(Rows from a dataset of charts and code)
----
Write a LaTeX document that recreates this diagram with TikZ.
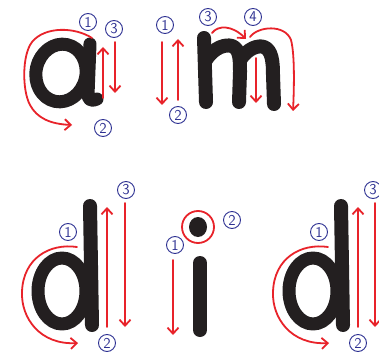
\documentclass[tikz,border=0pt]{standalone}
\usetikzlibrary{arrows.meta}
\definecolor{ink}{HTML}{231F20}
\definecolor{rd}{HTML}{E8232A}
\definecolor{bl}{HTML}{2E3192}
\tikzset{
  letter/.style={draw=ink, line width=13pt, line cap=round, line join=round},
  guide/.style={draw=rd, line width=1.8pt, line cap=round, -{Straight Barb[length=6pt,width=11pt,line width=1.8pt]}},
  num/.style={circle, draw=bl, line width=0.9pt, text=bl, inner sep=0pt, minimum size=17pt, font=\sffamily\fontsize{15}{15}\selectfont},
}
\begin{document}
\begin{tikzpicture}[x=1pt,y=-1pt]
\useasboundingbox[fill=white] (0,0) rectangle (379,355);

% ---------- a ----------
\draw[letter, rotate around={-12:(61,73)}] (61,73) ellipse [x radius=25, y radius=29];
\draw[letter] (90,44) -- (88,95) .. controls (88,101) and (93,101) .. (97,99);
\draw[guide] (92,38) .. controls (75,27) and (45,26) .. (32,42) .. controls (22,55) and (22,90) .. (30,105) .. controls (37,118) and (50,124) .. (72,125);
\draw[guide] (103,98) -- (103,47);
\draw[guide] (115,42) -- (115,93);
\node[num] (a1) at (88,22) {1};
\node[num] (a2) at (103,128) {2};
\node[num] (a3) at (114,29) {3};

% ---------- m ----------
\draw[letter, line width=14pt] (204,38) -- (206,102);
\draw[letter, line width=14pt] (206,60) .. controls (214,47) and (226,44) .. (232,46) .. controls (240,49) and (240,60) .. (240,72) -- (239,102);
\draw[letter, line width=14pt] (240,60) .. controls (248,48) and (258,45) .. (264,47) .. controls (272,50) and (273,62) .. (273,75) -- (274,104);
\draw[guide] (162,42) -- (162,105);
\draw[guide] (178,100) -- (178,39);
\draw[guide] (212,33) .. controls (218,25) and (232,25) .. (246,39);
\draw[guide] (250,37) .. controls (258,26) and (285,24) .. (291,40) .. controls (295,55) and (294,90) .. (293,111);
\draw[guide] (256,58) -- (256,103);
\node[num] (m1) at (165,25) {1};
\node[num] (m2) at (178,115) {2};
\node[num] (m3) at (208,17) {3};
\node[num] (m4) at (253,17) {4};

% ---------- d (left) ----------
\draw[letter] (62,291) ellipse [x radius=24, y radius=33];
\draw[letter, line width=14pt] (90,206) -- (92,325);
\draw[guide] (77,247) .. controls (50,243) and (23,258) .. (22,292) .. controls (21,318) and (40,345) .. (78,343);
\draw[guide] (107,327) -- (107,207);
\draw[guide] (125,203) -- (125,327);
\node[num] (d1) at (68,232) {1};
\node[num] (d2) at (107,343) {2};
\node[num] (d3) at (126,190) {3};

% ---------- i ----------
\fill[ink] (198,227) ellipse [x radius=9, y radius=10];
\draw[rd, line width=1.8pt] (198,227) circle [radius=16];
\draw[letter, line width=14pt] (200,263) -- (200,330);
\draw[guide] (173,260) -- (173,335);
\node[num] (i1) at (175,245) {1};
\node[num] (i2) at (232,220) {2};

% ---------- d (right) ----------
\begin{scope}[xshift=251pt]
\draw[letter] (62,291) ellipse [x radius=24, y radius=33];
\draw[letter, line width=14pt] (90,206) -- (92,325);
\draw[guide] (77,247) .. controls (50,243) and (23,258) .. (22,292) .. controls (21,318) and (40,345) .. (78,343);
\draw[guide] (107,327) -- (107,207);
\draw[guide] (124,203) -- (124,327);
\node[num] (e1) at (68,232) {1};
\node[num] (e2) at (107,343) {2};
\node[num] (e3) at (122,190) {3};
\end{scope}
\end{tikzpicture}
\end{document}
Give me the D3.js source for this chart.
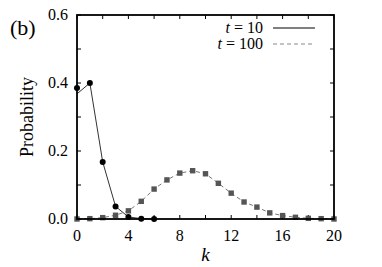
<!DOCTYPE html>
<html><head><meta charset="utf-8">
<script src="https://cdn.jsdelivr.net/npm/d3@7"></script>
<style>body{margin:0;background:#fff}svg{display:block}svg text{font-family:'Liberation Serif',serif}</style>
</head><body><svg id="c" width="382" height="267"></svg>
<script>
const kT10 = [0,1,2,3,4,5,6];
const pointsT10 = [0.385,0.400,0.168,0.037,0.006,0.001,0.000];
const lineT10 = [0.368,0.400,0.168,0.037,0.006,0.001,0.000];
const kT100 = d3.range(0,21);
const pointsT100 = [0.000,0.001,0.004,0.011,0.024,0.052,0.088,0.115,0.135,0.142,0.133,0.105,0.076,0.050,0.035,0.018,0.010,0.005,0.002,0.001,0.000];
const xTicks = [0,4,8,12,16,20];
const yTicks = [0.0,0.2,0.4,0.6];
const legendLabels = ["t = 10","t = 100"];

const svg = d3.select("#c");
const L=77,R=334,T=15,B=219;
const x = d3.scaleLinear().domain([0,20]).range([L,R]);
const y = d3.scaleLinear().domain([0,0.6]).range([B,T]);

const g = svg.append("g");
d3.range(0,21,2).forEach(v=>{
  g.append("line").attr("x1",x(v)).attr("x2",x(v)).attr("y1",B).attr("y2",B-4).attr("stroke","#000");
  g.append("line").attr("x1",x(v)).attr("x2",x(v)).attr("y1",T).attr("y2",T+4).attr("stroke","#000");
});
d3.range(0,7).forEach(i=>{
  const v=i/10;
  g.append("line").attr("x1",L).attr("x2",L+4).attr("y1",y(v)).attr("y2",y(v)).attr("stroke","#000");
  g.append("line").attr("x1",R).attr("x2",R-4).attr("y1",y(v)).attr("y2",y(v)).attr("stroke","#000");
});
svg.append("g").selectAll("text").data(xTicks).join("text")
  .attr("x",d=>x(d)).attr("y",B+22).attr("text-anchor","middle").attr("font-size",16).text(d=>d);
svg.append("g").selectAll("text").data(yTicks).join("text")
  .attr("x",L-9).attr("y",d=>y(d)+5).attr("text-anchor","end").attr("font-size",16).text(d=>d.toFixed(1));

const line = d3.line().x(d=>x(d[0])).y(d=>y(d[1]));
svg.append("path").datum(kT100.map((k,i)=>[k,pointsT100[i]]))
  .attr("d",line).attr("fill","none").attr("stroke","#777").attr("stroke-width",1).attr("stroke-dasharray","4,3");
svg.append("g").selectAll("rect").data(kT100).join("rect")
  .attr("x",(d)=>x(d)-2.7).attr("y",(d,i)=>y(pointsT100[i])-2.7).attr("width",5.4).attr("height",5.4).attr("fill","#555");

svg.append("path").datum(kT10.map((k,i)=>[k,lineT10[i]]))
  .attr("d",line).attr("fill","none").attr("stroke","#333").attr("stroke-width",1);
svg.append("g").selectAll("circle").data(kT10).join("circle")
  .attr("cx",d=>x(d)).attr("cy",(d,i)=>y(pointsT10[i])).attr("r",3).attr("fill","#000");

svg.append("rect").attr("x",L).attr("y",T).attr("width",R-L).attr("height",B-T)
  .attr("fill","none").attr("stroke","#000").attr("stroke-width",1.8);

const lg = svg.append("g");
[0,1].forEach(i=>{
  const yy = 28+i*16;
  const t = lg.append("text").attr("x",263).attr("y",yy+5).attr("text-anchor","end").attr("font-size",16);
  t.append("tspan").attr("font-style","italic").text("t");
  t.append("tspan").text(legendLabels[i].slice(1));
  lg.append("line").attr("x1",273).attr("x2",315).attr("y1",yy).attr("y2",yy)
    .attr("stroke",i?"#888":"#000").attr("stroke-width",1).attr("stroke-dasharray",i?"4,3":null);
});

svg.append("text").attr("x",10).attr("y",35).attr("font-size",22).text("(b)");
svg.append("text").attr("transform","translate(33,117) rotate(-90)").attr("text-anchor","middle").attr("font-size",18).text("Probability");
svg.append("text").attr("x",x(10)).attr("y",B+42).attr("text-anchor","middle").attr("font-size",19).attr("font-style","italic").text("k");
</script></body></html>
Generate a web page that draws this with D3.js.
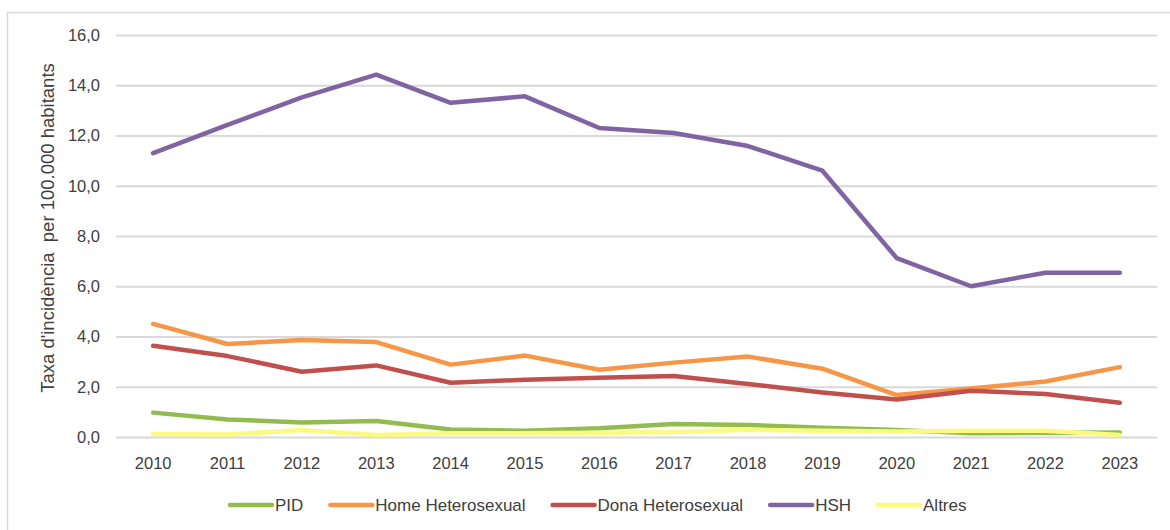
<!DOCTYPE html>
<html><head><meta charset="utf-8">
<script src="https://cdn.jsdelivr.net/npm/d3@7"></script>
<style>body{margin:0;background:#fff}svg{display:block}text{font-family:"Liberation Sans",Arial,sans-serif;fill:#404040}</style>
</head><body>
<svg id="c" width="1170" height="530"></svg>
<script>
const years = ["2010","2011","2012","2013","2014","2015","2016","2017","2018","2019","2020","2021","2022","2023"];
const pid = [0.97,0.70,0.58,0.64,0.30,0.25,0.35,0.52,0.48,0.37,0.28,0.15,0.17,0.18];
const homeHet = [4.50,3.70,3.86,3.78,2.88,3.24,2.68,2.96,3.20,2.72,1.67,1.93,2.21,2.78];
const donaHet = [3.63,3.22,2.60,2.85,2.16,2.28,2.36,2.43,2.11,1.77,1.49,1.84,1.71,1.36];
const hsh = [11.30,12.42,13.52,14.42,13.30,13.56,12.30,12.10,11.58,10.60,7.12,6.00,6.54,6.54];
const altres = [0.12,0.10,0.28,0.08,0.15,0.15,0.17,0.20,0.29,0.25,0.22,0.25,0.25,0.08];
const seriesNames = ["PID","Home Heterosexual","Dona Heterosexual","HSH","Altres"];
const seriesColors = ["#92BD4E","#F79646","#C0504D","#8064A2","#FAFA80"];
const yTicks = [0,2,4,6,8,10,12,14,16];
const yTitle = "Taxa d'incidència  per 100.000 habitants";

const seriesData = [pid, homeHet, donaHet, hsh, altres];
const svg = d3.select("#c");
svg.append("rect").attr("x",7.5).attr("y",12.5).attr("width",1300).attr("height",700)
  .attr("fill","none").attr("stroke","#D9D9D9").attr("stroke-width",1.5);

const x = d3.scaleBand().domain(years).range([116,1157]);
const y = d3.scaleLinear().domain([0,16]).range([437,35]);

const fmt = v => d3.format(".1f")(v).replace(".",",");
const yAxis = svg.append("g").attr("transform","translate(116,0)")
  .call(d3.axisLeft(y).tickValues(yTicks).tickFormat(fmt).tickSize(-(1157-116)).tickPadding(16));
yAxis.select(".domain").remove();
yAxis.selectAll("line").attr("stroke","#D9D9D9").attr("stroke-width",2);
yAxis.selectAll("text").style("font-size","16.5px").attr("fill","#404040");

const xAxis = svg.append("g").attr("transform","translate(0,437)")
  .call(d3.axisBottom(x).tickSize(0).tickPadding(20));
xAxis.select(".domain").remove();
xAxis.selectAll("text").style("font-size","16.5px").attr("fill","#404040");

svg.append("text").attr("transform","translate(54,228) rotate(-90)")
  .attr("text-anchor","middle").style("font-size","18.5px").style("white-space","pre").text(yTitle);

const line = d3.line().x((d,i)=>x(years[i])+x.bandwidth()/2).y(d=>y(d));
seriesData.forEach((s,k)=>{
  svg.append("path").datum(s).attr("d",line).attr("fill","none")
    .attr("stroke",seriesColors[k]).attr("stroke-width",4.5)
    .attr("stroke-linecap","round").attr("stroke-linejoin","round");
});

// legend
let lx = 230;
const ly = 505;
seriesNames.forEach((n,k)=>{
  const g = svg.append("g");
  g.append("line").attr("x1",lx).attr("x2",lx+42).attr("y1",ly).attr("y2",ly)
    .attr("stroke",seriesColors[k]).attr("stroke-width",4.5).attr("stroke-linecap","round");
  const t = g.append("text").attr("x",lx+45).attr("y",ly).attr("dy","0.35em")
    .style("font-size","17px").text(n);
  const w = t.node().getComputedTextLength();
  lx += 45 + w + 27;
});
</script>
</body></html>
----
Exercise goal :: Starting at the top of the listing above, reproduce each line up to and including the one with "(0,0) rectangle (379,355);"; omit the pictures.

Response ::
Write a LaTeX document that recreates this diagram with TikZ.
\documentclass[tikz,border=0pt]{standalone}
\usetikzlibrary{arrows.meta}
\definecolor{ink}{HTML}{231F20}
\definecolor{rd}{HTML}{E8232A}
\definecolor{bl}{HTML}{2E3192}
\tikzset{
  letter/.style={draw=ink, line width=13pt, line cap=round, line join=round},
  guide/.style={draw=rd, line width=1.8pt, line cap=round, -{Straight Barb[length=6pt,width=11pt,line width=1.8pt]}},
  num/.style={circle, draw=bl, line width=0.9pt, text=bl, inner sep=0pt, minimum size=17pt, font=\sffamily\fontsize{15}{15}\selectfont},
}
\begin{document}
\begin{tikzpicture}[x=1pt,y=-1pt]
\useasboundingbox[fill=white] (0,0) rectangle (379,355);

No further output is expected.